RECORDS FOR THIS TASK ▸

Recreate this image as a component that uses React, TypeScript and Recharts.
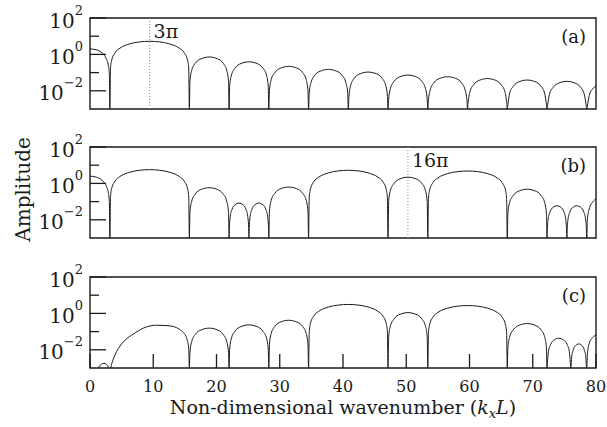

--

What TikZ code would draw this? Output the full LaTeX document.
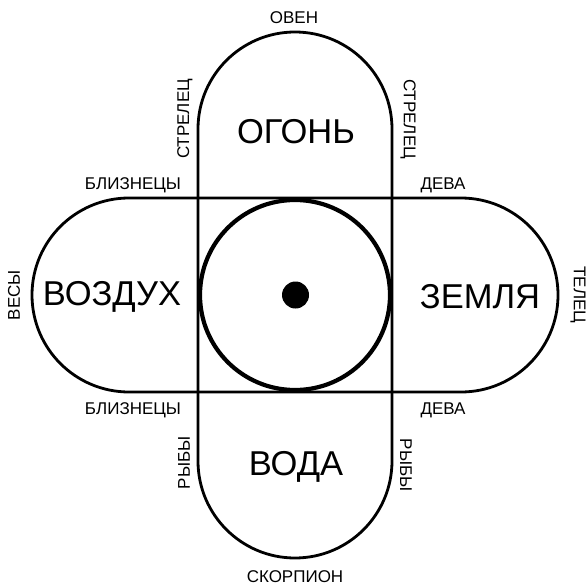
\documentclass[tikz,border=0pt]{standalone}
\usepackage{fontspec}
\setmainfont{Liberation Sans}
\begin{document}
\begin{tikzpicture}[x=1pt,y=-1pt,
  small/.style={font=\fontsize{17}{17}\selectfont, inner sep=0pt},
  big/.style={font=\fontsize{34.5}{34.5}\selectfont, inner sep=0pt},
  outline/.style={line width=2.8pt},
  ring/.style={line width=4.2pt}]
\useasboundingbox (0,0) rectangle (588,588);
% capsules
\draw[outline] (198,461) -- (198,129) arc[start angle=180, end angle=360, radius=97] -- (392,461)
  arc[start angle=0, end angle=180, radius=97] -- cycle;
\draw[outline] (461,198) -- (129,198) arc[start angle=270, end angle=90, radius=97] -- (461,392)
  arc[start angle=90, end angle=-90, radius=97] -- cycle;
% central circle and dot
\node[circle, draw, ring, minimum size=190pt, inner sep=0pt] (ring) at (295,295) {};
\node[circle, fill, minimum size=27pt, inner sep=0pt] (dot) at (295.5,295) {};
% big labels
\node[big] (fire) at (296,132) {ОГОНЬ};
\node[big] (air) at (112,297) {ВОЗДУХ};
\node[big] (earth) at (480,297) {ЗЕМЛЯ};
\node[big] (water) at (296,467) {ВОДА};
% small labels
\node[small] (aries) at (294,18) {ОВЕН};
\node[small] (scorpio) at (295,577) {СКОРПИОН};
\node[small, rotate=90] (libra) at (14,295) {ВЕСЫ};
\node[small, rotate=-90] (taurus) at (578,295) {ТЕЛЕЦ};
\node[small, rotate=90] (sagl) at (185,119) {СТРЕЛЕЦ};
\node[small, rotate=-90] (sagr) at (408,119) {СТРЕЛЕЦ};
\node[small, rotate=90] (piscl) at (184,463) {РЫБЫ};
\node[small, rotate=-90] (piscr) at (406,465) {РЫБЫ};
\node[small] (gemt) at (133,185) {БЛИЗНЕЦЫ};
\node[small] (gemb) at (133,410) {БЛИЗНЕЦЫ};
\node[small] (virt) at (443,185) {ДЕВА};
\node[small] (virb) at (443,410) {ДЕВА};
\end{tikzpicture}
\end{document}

* * *

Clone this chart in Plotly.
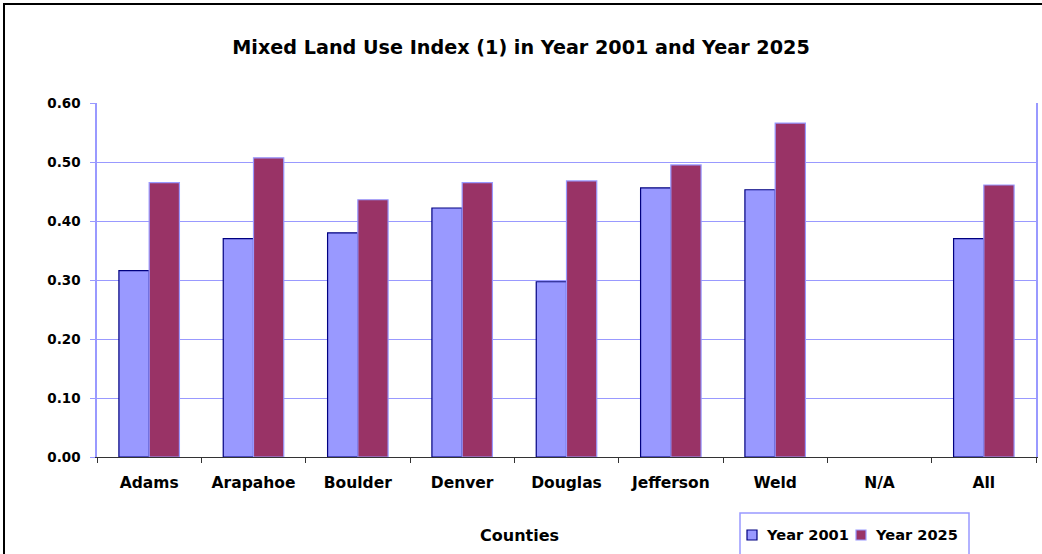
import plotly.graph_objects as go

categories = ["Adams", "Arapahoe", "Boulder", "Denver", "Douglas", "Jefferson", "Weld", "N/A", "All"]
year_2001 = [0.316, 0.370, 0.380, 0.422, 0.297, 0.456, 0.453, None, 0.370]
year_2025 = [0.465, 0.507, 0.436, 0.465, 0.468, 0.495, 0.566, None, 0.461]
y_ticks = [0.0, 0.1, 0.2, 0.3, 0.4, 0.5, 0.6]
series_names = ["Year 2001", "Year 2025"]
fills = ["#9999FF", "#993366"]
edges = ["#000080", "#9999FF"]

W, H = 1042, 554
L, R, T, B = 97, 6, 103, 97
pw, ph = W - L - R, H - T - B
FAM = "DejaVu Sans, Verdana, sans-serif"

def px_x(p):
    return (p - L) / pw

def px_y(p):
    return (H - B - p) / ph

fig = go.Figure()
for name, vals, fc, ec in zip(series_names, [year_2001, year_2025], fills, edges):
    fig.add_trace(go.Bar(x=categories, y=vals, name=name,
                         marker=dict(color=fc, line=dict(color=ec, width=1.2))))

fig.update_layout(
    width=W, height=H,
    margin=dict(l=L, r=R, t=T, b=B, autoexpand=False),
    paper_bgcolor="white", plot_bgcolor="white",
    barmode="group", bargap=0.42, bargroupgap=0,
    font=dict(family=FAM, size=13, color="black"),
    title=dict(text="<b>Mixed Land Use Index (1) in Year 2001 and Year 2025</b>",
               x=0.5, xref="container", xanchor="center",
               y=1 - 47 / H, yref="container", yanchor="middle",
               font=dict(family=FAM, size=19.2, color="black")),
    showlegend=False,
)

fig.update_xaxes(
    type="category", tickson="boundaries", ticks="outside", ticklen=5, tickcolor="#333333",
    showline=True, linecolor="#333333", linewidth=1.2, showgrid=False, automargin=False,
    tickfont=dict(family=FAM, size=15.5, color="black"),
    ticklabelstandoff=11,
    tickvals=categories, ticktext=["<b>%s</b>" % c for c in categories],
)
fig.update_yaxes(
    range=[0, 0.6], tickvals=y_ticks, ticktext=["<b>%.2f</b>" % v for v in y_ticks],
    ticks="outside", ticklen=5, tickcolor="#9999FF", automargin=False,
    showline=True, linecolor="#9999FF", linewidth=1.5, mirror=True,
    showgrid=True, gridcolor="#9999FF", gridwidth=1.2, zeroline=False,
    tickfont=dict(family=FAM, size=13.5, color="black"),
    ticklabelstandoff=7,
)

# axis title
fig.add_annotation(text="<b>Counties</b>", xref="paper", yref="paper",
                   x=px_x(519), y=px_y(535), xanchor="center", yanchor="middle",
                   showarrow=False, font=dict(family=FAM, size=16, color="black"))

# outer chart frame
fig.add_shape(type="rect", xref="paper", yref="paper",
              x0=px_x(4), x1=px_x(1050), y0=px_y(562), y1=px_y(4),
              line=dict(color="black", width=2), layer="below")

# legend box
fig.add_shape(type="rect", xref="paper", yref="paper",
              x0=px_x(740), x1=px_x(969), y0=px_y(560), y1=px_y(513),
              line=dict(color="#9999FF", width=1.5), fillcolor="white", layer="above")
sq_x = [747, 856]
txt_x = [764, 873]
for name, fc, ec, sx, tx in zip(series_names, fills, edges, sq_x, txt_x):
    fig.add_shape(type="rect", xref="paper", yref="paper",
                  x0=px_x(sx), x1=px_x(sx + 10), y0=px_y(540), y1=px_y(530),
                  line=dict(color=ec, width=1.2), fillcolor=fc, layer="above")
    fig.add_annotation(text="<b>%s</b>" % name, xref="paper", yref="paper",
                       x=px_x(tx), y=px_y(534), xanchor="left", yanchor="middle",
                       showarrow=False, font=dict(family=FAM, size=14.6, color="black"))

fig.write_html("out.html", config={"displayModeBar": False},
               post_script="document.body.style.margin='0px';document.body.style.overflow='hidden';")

STATED GOAL ▸ Repeat the lines above exactly, beginning with the one containing "Clone this chart in Plotly." and finishing with the one containing "marker=dict(color=fc, line=dict(color=ec, width=1.2))))". No pictures belong in the copy.

THE SOLUTION ▸
Clone this chart in Plotly.
import plotly.graph_objects as go

categories = ["Adams", "Arapahoe", "Boulder", "Denver", "Douglas", "Jefferson", "Weld", "N/A", "All"]
year_2001 = [0.316, 0.370, 0.380, 0.422, 0.297, 0.456, 0.453, None, 0.370]
year_2025 = [0.465, 0.507, 0.436, 0.465, 0.468, 0.495, 0.566, None, 0.461]
y_ticks = [0.0, 0.1, 0.2, 0.3, 0.4, 0.5, 0.6]
series_names = ["Year 2001", "Year 2025"]
fills = ["#9999FF", "#993366"]
edges = ["#000080", "#9999FF"]

W, H = 1042, 554
L, R, T, B = 97, 6, 103, 97
pw, ph = W - L - R, H - T - B
FAM = "DejaVu Sans, Verdana, sans-serif"

def px_x(p):
    return (p - L) / pw

def px_y(p):
    return (H - B - p) / ph

fig = go.Figure()
for name, vals, fc, ec in zip(series_names, [year_2001, year_2025], fills, edges):
    fig.add_trace(go.Bar(x=categories, y=vals, name=name,
                         marker=dict(color=fc, line=dict(color=ec, width=1.2))))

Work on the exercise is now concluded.